Iraxar orders his clerics and followers to achieve positions of power within their society, either through force or trickery, and to use that power to further the cause of hate, fear, destruction, and strife. The Red Hand much prefers that his clerics subvert governments and carry out their agendas under the cover of the rule of law, but he tolerates a limited amount of discord and debauchery. Torture, beatings, and calculated assassinations frequently come into play in such operations, and rare indeed is the initiate of the Lord of Darkness who does not possess at least rudimentary skill in such enterprises. The church operates under a strict hierarchy—questioning or disobeying the orders of a superior is an insult to Iraxar’s supremacy, and is punishable by torture, disfigurement, or death.
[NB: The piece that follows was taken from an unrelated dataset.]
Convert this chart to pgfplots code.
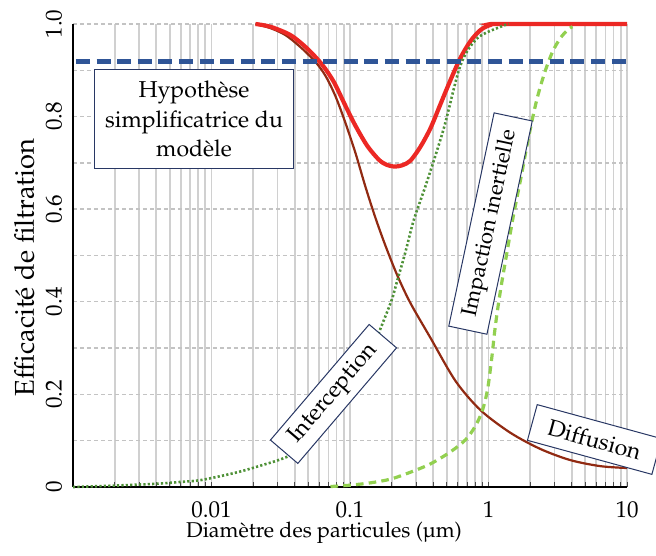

Iraxar’s temples tend to reflect the clergy’s regimented doctrines. Tall, sharpened cornered stone structures featuring towers adorned with large spikes and thin windows, most Iraxar churches suggest the architecture of fortified keeps or small castles. Thin interior passageways lead from an austere foyer to barracks like common chambers for the lay clergy, each sparsely decorated with tapestries depicting the symbol of Iraxar or inscribed with embroidered passages from important religious texts. Temples frequently include an exposed central courtyard used for military drills and open air ceremonies, as well as a more traditional mass hall for the congregation at large. Most churches feature extensive subterranean dungeons replete with torture chambers, starvation wells, and monster pens.